July / August 2019

How—and Why—to Build a Boat

A father’s gift to his daughter
Lapstrake boat

Author Jonathan Gornall built a traditional lapstrake boat for his young daughter, Phoebe, because he wanted “to bequeath you the sea, my darling girl, for you to love it, as I have loved it, for its beauty and its drama and the pulse-quickening promise it holds of what lies beyond the horizon….”

If your particular existential crisis urges you to climb a mountain, the chances are you’ll head for Everest. Likewise, if it’s long-distance solo rowing that floats your boat, you’ll probably set course on the Atlantic. And, should you decide to defy a complete lack of skills, and aptitude, to build a traditional wooden boat, then lapstrake construction really is your only option.

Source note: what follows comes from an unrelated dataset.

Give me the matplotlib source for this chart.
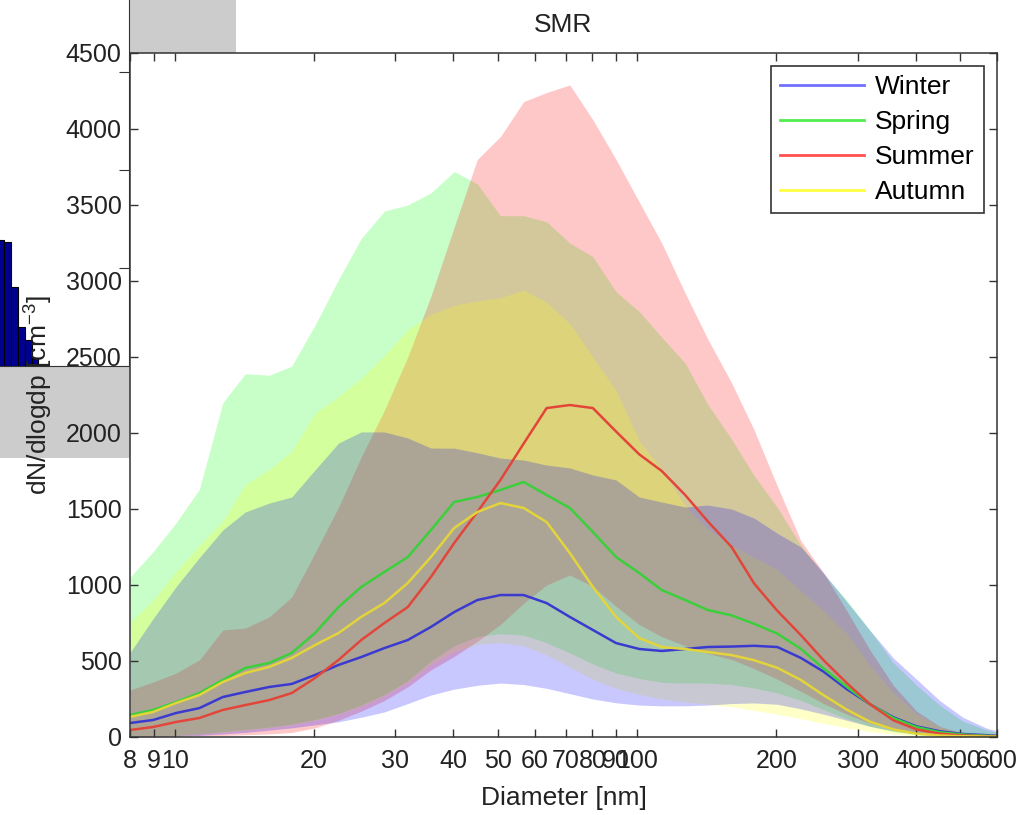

Because here’s the thing about lapstrake: there is no boatbuilding technique so respectably ancient, so historically resonant, so seductively beautiful, and so bloody difficult.

On paper it doesn’t sound too bad. Lapstrake (also known as clinker or clenched lap depending where in the world you live) is the process of building up the hull of a boat with a series of strakes, a strake being composed of one or more planks joined together end to end. Each strake is slightly overlapped by the one above and fastened to it with copper nails driven through the overlap at regular intervals. On the inside of the overlap the ends of the nails are hammered down over a circular washer, or rove, which pulls the planks tightly together.

Ta-dah! Sounds pretty easy, right? But you and I—as of September 2016, at least—have absolutely no idea. None at all.